● **DATA LINES**:
☆ ☆ ☆ ☆ ☆ ☆ ☆

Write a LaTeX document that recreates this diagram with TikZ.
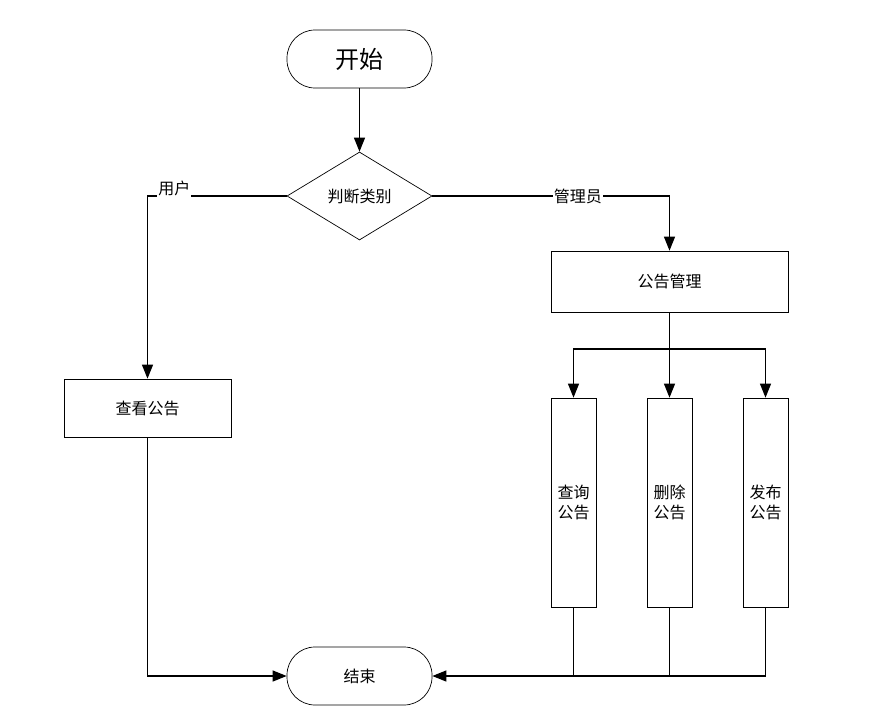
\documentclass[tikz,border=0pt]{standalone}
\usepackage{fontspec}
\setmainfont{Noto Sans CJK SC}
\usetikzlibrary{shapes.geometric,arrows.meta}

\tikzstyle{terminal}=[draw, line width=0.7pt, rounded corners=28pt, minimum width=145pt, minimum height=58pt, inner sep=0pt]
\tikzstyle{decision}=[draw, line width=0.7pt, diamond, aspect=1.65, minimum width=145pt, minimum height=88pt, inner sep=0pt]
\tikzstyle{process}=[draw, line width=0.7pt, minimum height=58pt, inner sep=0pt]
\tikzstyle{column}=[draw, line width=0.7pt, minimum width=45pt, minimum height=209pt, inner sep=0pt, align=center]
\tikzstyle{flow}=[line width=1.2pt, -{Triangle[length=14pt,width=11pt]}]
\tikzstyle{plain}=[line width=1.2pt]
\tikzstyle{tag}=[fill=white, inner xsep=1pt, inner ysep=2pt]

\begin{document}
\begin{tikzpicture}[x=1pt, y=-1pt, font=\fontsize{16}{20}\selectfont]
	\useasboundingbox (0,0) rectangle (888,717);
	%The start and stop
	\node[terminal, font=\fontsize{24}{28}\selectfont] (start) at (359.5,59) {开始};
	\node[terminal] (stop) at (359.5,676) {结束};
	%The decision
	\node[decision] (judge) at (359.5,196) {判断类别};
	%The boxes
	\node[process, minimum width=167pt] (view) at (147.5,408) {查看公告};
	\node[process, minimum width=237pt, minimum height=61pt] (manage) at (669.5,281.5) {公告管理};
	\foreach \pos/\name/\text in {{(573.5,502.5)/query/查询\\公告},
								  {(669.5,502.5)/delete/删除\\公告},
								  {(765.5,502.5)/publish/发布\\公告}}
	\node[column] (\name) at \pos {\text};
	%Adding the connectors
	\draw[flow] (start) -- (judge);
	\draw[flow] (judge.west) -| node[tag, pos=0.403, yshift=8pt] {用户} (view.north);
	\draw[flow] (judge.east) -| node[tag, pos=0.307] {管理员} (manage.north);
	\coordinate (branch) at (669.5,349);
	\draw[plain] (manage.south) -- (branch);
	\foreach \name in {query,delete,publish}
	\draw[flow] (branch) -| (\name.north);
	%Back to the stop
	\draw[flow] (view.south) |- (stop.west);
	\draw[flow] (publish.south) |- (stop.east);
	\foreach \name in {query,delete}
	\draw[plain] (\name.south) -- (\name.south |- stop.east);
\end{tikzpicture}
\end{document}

☆ ☆ ☆ ☆ ☆ ☆ ☆

● **SET TASK**:
Extract the lines exactly, please: the first line of the listing, the line with "xsep=1pt, inner ysep=2pt]", and every line between them, but no pictures.

● **RESULT**:
Write a LaTeX document that recreates this diagram with TikZ.
\documentclass[tikz,border=0pt]{standalone}
\usepackage{fontspec}
\setmainfont{Noto Sans CJK SC}
\usetikzlibrary{shapes.geometric,arrows.meta}

\tikzstyle{terminal}=[draw, line width=0.7pt, rounded corners=28pt, minimum width=145pt, minimum height=58pt, inner sep=0pt]
\tikzstyle{decision}=[draw, line width=0.7pt, diamond, aspect=1.65, minimum width=145pt, minimum height=88pt, inner sep=0pt]
\tikzstyle{process}=[draw, line width=0.7pt, minimum height=58pt, inner sep=0pt]
\tikzstyle{column}=[draw, line width=0.7pt, minimum width=45pt, minimum height=209pt, inner sep=0pt, align=center]
\tikzstyle{flow}=[line width=1.2pt, -{Triangle[length=14pt,width=11pt]}]
\tikzstyle{plain}=[line width=1.2pt]
\tikzstyle{tag}=[fill=white, inner xsep=1pt, inner ysep=2pt]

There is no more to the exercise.